Problem to work on:
Here is the task for the listing below: output exactly the lines from the one containing "Give me the" through the one containing "ax.set_ylim(-1, 1)", and leave out the pictures.
____________________
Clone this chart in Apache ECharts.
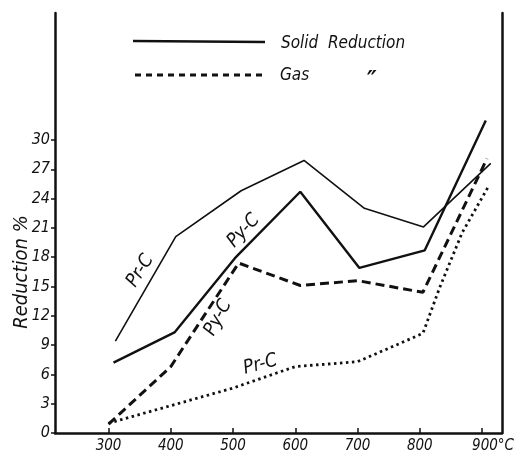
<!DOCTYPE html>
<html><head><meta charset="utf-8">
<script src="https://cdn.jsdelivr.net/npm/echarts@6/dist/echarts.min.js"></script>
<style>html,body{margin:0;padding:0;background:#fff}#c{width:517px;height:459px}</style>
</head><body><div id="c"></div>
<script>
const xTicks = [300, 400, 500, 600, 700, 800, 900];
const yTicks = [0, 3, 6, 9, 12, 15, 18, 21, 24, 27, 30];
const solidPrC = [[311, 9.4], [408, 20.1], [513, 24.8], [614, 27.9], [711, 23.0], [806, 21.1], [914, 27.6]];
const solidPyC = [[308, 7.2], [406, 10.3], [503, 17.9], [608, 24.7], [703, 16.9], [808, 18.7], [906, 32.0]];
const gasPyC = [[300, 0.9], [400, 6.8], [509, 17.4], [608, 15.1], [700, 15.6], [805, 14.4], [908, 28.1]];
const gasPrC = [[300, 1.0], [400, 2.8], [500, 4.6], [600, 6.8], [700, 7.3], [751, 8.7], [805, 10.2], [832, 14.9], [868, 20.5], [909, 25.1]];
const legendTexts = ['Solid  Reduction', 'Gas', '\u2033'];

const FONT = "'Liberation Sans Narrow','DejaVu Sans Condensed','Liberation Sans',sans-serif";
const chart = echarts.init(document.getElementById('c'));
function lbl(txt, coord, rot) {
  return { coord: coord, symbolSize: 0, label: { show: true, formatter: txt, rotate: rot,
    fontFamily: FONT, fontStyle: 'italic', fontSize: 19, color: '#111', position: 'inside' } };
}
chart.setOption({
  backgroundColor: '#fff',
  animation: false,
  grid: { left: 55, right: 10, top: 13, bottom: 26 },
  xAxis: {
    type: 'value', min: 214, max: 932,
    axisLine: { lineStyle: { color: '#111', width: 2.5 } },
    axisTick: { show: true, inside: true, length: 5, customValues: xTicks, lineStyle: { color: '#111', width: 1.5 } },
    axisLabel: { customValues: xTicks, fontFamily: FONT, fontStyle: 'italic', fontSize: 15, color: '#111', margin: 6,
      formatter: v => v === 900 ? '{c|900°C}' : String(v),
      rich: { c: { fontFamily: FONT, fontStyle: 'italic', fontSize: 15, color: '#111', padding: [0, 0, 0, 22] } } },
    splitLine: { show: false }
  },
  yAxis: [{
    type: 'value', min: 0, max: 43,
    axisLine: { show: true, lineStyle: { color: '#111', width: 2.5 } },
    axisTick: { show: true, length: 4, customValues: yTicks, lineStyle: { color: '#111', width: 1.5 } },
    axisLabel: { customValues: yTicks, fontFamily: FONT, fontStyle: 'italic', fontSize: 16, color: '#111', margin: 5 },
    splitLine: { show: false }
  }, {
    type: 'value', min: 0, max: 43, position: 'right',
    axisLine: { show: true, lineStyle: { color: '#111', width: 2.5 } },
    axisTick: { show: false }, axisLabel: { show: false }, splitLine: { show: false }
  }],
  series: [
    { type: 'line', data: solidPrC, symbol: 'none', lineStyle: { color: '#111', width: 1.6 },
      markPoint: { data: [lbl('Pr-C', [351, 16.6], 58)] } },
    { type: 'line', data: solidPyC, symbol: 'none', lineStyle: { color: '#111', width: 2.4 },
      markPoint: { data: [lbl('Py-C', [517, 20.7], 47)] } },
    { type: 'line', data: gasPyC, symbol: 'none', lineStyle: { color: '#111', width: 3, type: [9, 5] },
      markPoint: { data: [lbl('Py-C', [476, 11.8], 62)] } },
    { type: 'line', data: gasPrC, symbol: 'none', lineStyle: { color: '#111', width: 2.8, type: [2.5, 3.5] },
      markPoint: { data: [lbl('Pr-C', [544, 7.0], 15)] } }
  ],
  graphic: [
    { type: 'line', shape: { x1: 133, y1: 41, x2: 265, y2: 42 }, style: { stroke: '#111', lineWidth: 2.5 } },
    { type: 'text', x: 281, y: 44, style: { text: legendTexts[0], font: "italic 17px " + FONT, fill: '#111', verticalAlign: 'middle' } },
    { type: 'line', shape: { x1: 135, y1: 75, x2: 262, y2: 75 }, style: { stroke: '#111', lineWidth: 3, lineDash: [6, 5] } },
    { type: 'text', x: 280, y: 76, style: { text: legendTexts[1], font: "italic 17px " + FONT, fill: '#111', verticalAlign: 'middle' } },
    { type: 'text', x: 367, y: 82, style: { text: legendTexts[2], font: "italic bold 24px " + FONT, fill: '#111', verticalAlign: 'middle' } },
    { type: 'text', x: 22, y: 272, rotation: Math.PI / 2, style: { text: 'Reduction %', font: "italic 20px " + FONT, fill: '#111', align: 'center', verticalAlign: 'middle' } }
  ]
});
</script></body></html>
____________________
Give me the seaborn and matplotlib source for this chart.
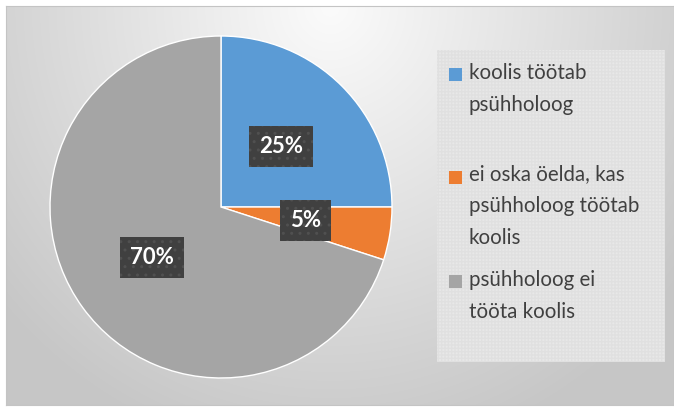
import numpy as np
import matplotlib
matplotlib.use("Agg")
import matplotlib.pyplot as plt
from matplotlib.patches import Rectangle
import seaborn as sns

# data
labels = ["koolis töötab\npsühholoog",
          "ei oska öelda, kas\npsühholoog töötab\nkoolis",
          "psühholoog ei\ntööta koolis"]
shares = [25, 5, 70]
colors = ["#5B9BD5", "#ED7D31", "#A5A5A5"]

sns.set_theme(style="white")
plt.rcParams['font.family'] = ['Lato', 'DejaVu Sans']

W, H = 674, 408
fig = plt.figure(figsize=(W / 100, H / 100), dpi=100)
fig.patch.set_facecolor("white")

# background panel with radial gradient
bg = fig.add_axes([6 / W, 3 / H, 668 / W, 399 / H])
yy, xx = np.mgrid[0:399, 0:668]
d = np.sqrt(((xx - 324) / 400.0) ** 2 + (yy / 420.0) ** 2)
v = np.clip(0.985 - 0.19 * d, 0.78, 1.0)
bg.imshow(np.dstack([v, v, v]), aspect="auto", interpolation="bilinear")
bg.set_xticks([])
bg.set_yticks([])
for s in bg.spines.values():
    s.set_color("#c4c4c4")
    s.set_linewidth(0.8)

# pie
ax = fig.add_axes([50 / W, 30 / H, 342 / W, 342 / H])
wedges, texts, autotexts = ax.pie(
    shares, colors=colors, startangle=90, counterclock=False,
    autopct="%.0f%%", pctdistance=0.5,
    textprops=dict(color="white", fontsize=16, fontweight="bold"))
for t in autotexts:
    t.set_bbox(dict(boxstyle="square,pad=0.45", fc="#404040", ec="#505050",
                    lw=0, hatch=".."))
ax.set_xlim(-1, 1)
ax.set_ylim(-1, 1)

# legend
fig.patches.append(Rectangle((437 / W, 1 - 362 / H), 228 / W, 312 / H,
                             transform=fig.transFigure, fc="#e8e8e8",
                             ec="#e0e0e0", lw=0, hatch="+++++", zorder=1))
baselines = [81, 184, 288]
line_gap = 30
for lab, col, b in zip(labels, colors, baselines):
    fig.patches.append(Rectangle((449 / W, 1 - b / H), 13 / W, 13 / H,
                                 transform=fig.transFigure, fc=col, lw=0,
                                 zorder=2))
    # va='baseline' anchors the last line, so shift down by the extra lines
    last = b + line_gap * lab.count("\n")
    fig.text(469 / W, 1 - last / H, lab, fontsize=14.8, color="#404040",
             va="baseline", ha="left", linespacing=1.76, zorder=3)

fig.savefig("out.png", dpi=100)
____________________
Reply:
Give me the seaborn and matplotlib source for this chart.
import numpy as np
import matplotlib
matplotlib.use("Agg")
import matplotlib.pyplot as plt
from matplotlib.patches import Rectangle
import seaborn as sns

# data
labels = ["koolis töötab\npsühholoog",
          "ei oska öelda, kas\npsühholoog töötab\nkoolis",
          "psühholoog ei\ntööta koolis"]
shares = [25, 5, 70]
colors = ["#5B9BD5", "#ED7D31", "#A5A5A5"]

sns.set_theme(style="white")
plt.rcParams['font.family'] = ['Lato', 'DejaVu Sans']

W, H = 674, 408
fig = plt.figure(figsize=(W / 100, H / 100), dpi=100)
fig.patch.set_facecolor("white")

# background panel with radial gradient
bg = fig.add_axes([6 / W, 3 / H, 668 / W, 399 / H])
yy, xx = np.mgrid[0:399, 0:668]
d = np.sqrt(((xx - 324) / 400.0) ** 2 + (yy / 420.0) ** 2)
v = np.clip(0.985 - 0.19 * d, 0.78, 1.0)
bg.imshow(np.dstack([v, v, v]), aspect="auto", interpolation="bilinear")
bg.set_xticks([])
bg.set_yticks([])
for s in bg.spines.values():
    s.set_color("#c4c4c4")
    s.set_linewidth(0.8)

# pie
ax = fig.add_axes([50 / W, 30 / H, 342 / W, 342 / H])
wedges, texts, autotexts = ax.pie(
    shares, colors=colors, startangle=90, counterclock=False,
    autopct="%.0f%%", pctdistance=0.5,
    textprops=dict(color="white", fontsize=16, fontweight="bold"))
for t in autotexts:
    t.set_bbox(dict(boxstyle="square,pad=0.45", fc="#404040", ec="#505050",
                    lw=0, hatch=".."))
ax.set_xlim(-1, 1)
ax.set_ylim(-1, 1)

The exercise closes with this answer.